When agents have cardinal valuations, the graph of agents and houses becomes a weighted bipartite graph. The following algorithmic problems have been studied.

- Deciding whether a complete EF allocation exists.
  - When m=n, all houses must be assigned, so an allocation is EF iff each agent gets a house with a highest value. Therefore, it is possible to reduce the original graph to an unweighted graph, in which each agent is adjacent only to his highest-valued houses, and look for a perfect matching in this graph.
  - When m>n, the above algorithm may not work, since not all houses must be assigned: even if a single house is most-preferred by all agents, there may exist a complete EF allocation in which this specific house is not assigned. Gan, Suksompong and Voudouris' present a polynomial-time algorithm that decides, in polynomial time, whether a complete EF allocation exists for any m ≥ n. Their algorithm uses, as a subroutine, an algorithm for finding an inclusion-minimal Hall violator.
- Deciding whether a complete local-envy-free allocation exists. Local envy-freeness means that the agents are located on a social network, and they only envy their neighbors in that network. Beynier, Chevaleyre, Gourves, Harutyunyan, Lesca, Maudet and Wilczynski study the problem of deciding whether a complete local-envy-free allocation exists for m=n, for various network structures.
- Finding a complete EF allocation, in which the number of non-envious agents is maximized. Kamiyama, Manurangsi and Suksompong. prove that, under common complexity theoretic assumption, this problem is hard to approximate. In particular, if NP cannot be solved in subexponential time, then it cannot be approximated to within a factor of $n^{\gamma}$ for some $\gamma > 0$; if the small set expansion hypothesis is true, then it cannot be approximated to within a factor of $n^{\gamma}$ for any $\gamma <1$ (for $\gamma =1$ it is trivial to approximate: just give one agent his favorite house, and allocate the other agents arbitrarily). The proof is by reduction from the maximum balanced biclique problem.

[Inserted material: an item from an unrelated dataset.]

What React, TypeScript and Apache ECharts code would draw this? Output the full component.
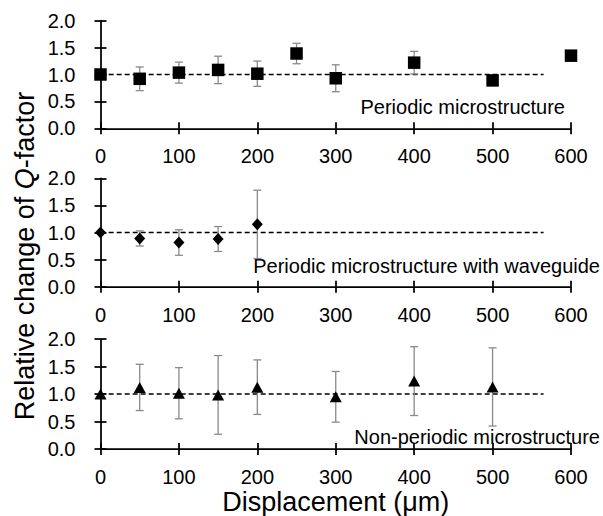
import React, { useEffect, useRef } from "react";
import * as echarts from "echarts";

// ---------- data ----------
const xTicks = [0, 100, 200, 300, 400, 500, 600];
const yTicks = [0, 0.5, 1.0, 1.5, 2.0];

const p1X = [0, 50, 100, 150, 200, 250, 300, 400, 500, 600];
const p1Y = [1.0, 0.92, 1.035, 1.085, 1.015, 1.39, 0.93, 1.22, 0.89, 1.35];
const p1Err = [0, 0.22, 0.195, 0.255, 0.235, 0.19, 0.25, 0.21, 0, 0];

const p2X = [0, 50, 100, 150, 200];
const p2Y = [1.0, 0.89, 0.815, 0.88, 1.15];
const p2Err = [0, 0.14, 0.235, 0.23, 0.63];

const p3X = [0, 50, 100, 150, 200, 300, 400, 500];
const p3Y = [1.0, 1.12, 1.015, 0.985, 1.125, 0.95, 1.235, 1.13];
const p3Err = [0, 0.42, 0.465, 0.715, 0.495, 0.46, 0.625, 0.71];

const refLineX = [-10, 565];
const refLineY = 1.0;

const panelLabels = [
  "Periodic microstructure",
  "Periodic microstructure with waveguide",
  "Non-periodic microstructure",
];
const xTitle = "Displacement (μm)";
const yTitle = "Relative change of {q|Q}-factor";

// ---------- layout / style ----------
const FONT = '"Liberation Sans", Arial, sans-serif';
const grids = [
  { left: 100.5, top: 20.7, width: 470.5, height: 107.6 },
  { left: 100.5, top: 178.3, width: 470.5, height: 108.4 },
  { left: 100.5, top: 339, width: 470.5, height: 113.7 },
];
const symbols = [
  { symbol: "rect", size: 12.5 },
  { symbol: "diamond", size: [11, 12] },
  { symbol: "triangle", size: [12, 11] },
];
const labelPos = [
  { x: 565, y: 107 },
  { x: 600, y: 266 },
  { x: 600, y: 437 },
];

export default function App() {
  const ref = useRef<HTMLDivElement>(null);
  useEffect(() => {
    document.body.style.margin = "0";
    const chart = echarts.init(ref.current!, null, { renderer: "svg" });
    const panels = [
      { x: p1X, y: p1Y, e: p1Err },
      { x: p2X, y: p2Y, e: p2Err },
      { x: p3X, y: p3Y, e: p3Err },
    ];
    const tickStyle = { color: "#000", width: 1.75 };
    const xAxes: any[] = [];
    const yAxes: any[] = [];
    const series: any[] = [];
    panels.forEach((p, i) => {
      const baseX = {
        type: "value",
        gridIndex: i,
        min: xTicks[0],
        max: xTicks[xTicks.length - 1],
        interval: 100,
        position: "bottom",
        splitLine: { show: false },
      };
      xAxes.push({
        ...baseX,
        axisLine: { show: true, lineStyle: { color: "#000", width: 1.75 } },
        axisTick: { show: true, inside: false, length: 6, lineStyle: tickStyle },
        axisLabel: { show: true, margin: 18, fontSize: 20, color: "#000", fontFamily: FONT },
        ...(i === 2
          ? {
              name: xTitle,
              nameLocation: "middle",
              nameGap: 38,
              nameTextStyle: { fontSize: 27, color: "#000", fontFamily: FONT },
            }
          : {}),
      });
      xAxes.push({
        ...baseX,
        axisLine: { show: false },
        axisTick: { show: true, inside: true, length: 6, lineStyle: tickStyle },
        axisLabel: { show: false },
      });
      const baseY = {
        type: "value",
        gridIndex: i,
        min: yTicks[0],
        max: yTicks[yTicks.length - 1],
        interval: 0.5,
        position: "left",
        splitLine: { show: false },
      };
      yAxes.push({
        ...baseY,
        axisLine: { show: true, lineStyle: { color: "#000", width: 1.75 } },
        axisTick: { show: true, inside: false, length: 6, lineStyle: tickStyle },
        axisLabel: {
          show: true,
          margin: 25,
          fontSize: 20,
          color: "#000",
          fontFamily: FONT,
          formatter: (v: number) => v.toFixed(1),
        },
      });
      yAxes.push({
        ...baseY,
        axisLine: { show: false },
        axisTick: { show: true, inside: true, length: 6, lineStyle: tickStyle },
        axisLabel: { show: false },
      });
      const xi = i * 2;
      const yi = i * 2;
      series.push({
        type: "line",
        xAxisIndex: xi,
        yAxisIndex: yi,
        data: refLineX.map((x) => [x, refLineY]),
        symbol: "none",
        clip: false,
        lineStyle: { color: "#000", width: 1.5, type: [5, 3] },
        z: 1,
      });
      series.push({
        type: "custom",
        xAxisIndex: xi,
        yAxisIndex: yi,
        z: 2,
        data: p.x
          .map((x, k) => [x, p.y[k] - p.e[k], p.y[k] + p.e[k], p.e[k]])
          .filter((d) => d[3] > 0),
        encode: { x: 0, y: [1, 2] },
        renderItem: (params: any, api: any) => {
          const x = api.value(0);
          const hi = api.coord([x, api.value(2)]);
          const lo = api.coord([x, api.value(1)]);
          const cap = 4;
          const style = { stroke: "#8a8a8a", lineWidth: 1.3 };
          return {
            type: "group",
            children: [
              { type: "line", shape: { x1: hi[0], y1: hi[1], x2: lo[0], y2: lo[1] }, style },
              { type: "line", shape: { x1: hi[0] - cap, y1: hi[1], x2: hi[0] + cap, y2: hi[1] }, style },
              { type: "line", shape: { x1: lo[0] - cap, y1: lo[1], x2: lo[0] + cap, y2: lo[1] }, style },
            ],
          };
        },
      });
      series.push({
        type: "scatter",
        xAxisIndex: xi,
        yAxisIndex: yi,
        z: 3,
        symbol: symbols[i].symbol,
        symbolSize: symbols[i].size,
        itemStyle: { color: "#000", opacity: 1 },
        data: p.x.map((x, k) => [x, p.y[k]]),
      });
    });

    const graphic: any[] = panelLabels.map((t, i) => ({
      type: "text",
      x: labelPos[i].x,
      y: labelPos[i].y,
      style: {
        text: t,
        fontSize: 20,
        fontFamily: FONT,
        fill: "#000",
        textAlign: "right",
        textVerticalAlign: "middle",
      },
    }));
    graphic.push({
      type: "text",
      x: 25,
      y: 256,
      rotation: Math.PI / 2,
      style: {
        text: yTitle,
        fontSize: 27,
        fontFamily: FONT,
        fill: "#000",
        textAlign: "center",
        textVerticalAlign: "middle",
        rich: {
          q: { fontSize: 27, fontStyle: "italic", fontFamily: FONT, fill: "#000" },
        },
      },
    });

    chart.setOption({
      animation: false,
      backgroundColor: "#fff",
      grid: grids,
      xAxis: xAxes,
      yAxis: yAxes,
      series,
      graphic,
    });
    return () => chart.dispose();
  }, []);
  return <div ref={ref} style={{ width: 603, height: 516 }} />;
}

- Deciding whether a complete proportional allocation exists. Kamiyama, Manurangsi and Suksompong prove that it is NP-complete, by reduction from exact 3-set cover.
- Deciding whether a complete equitable allocation exists. Kamiyama, Manurangsi and Suksompong present a polytime algorithm.
- Finding a partial EF allocation of maximum cardinality. The runtime complexity of this problem is open.

== Related problems ==
- Assignment problem - each agent must get a single object. The goal is to maximize the sum of valuations, or minimize the sum of costs.
- Fair random assignment - each agent must get a single object. Randomization is allowed. The allocation should be fair and efficient in expectation.
- Rental harmony - each agent must get a single object and pay a price; the allocation of objects+prices should be envy-free.
- Envy-free matching - some agents may remain unallocated, as long as they do not like any of the allocated houses.
- Fair item allocation - each agent may get any number of objects.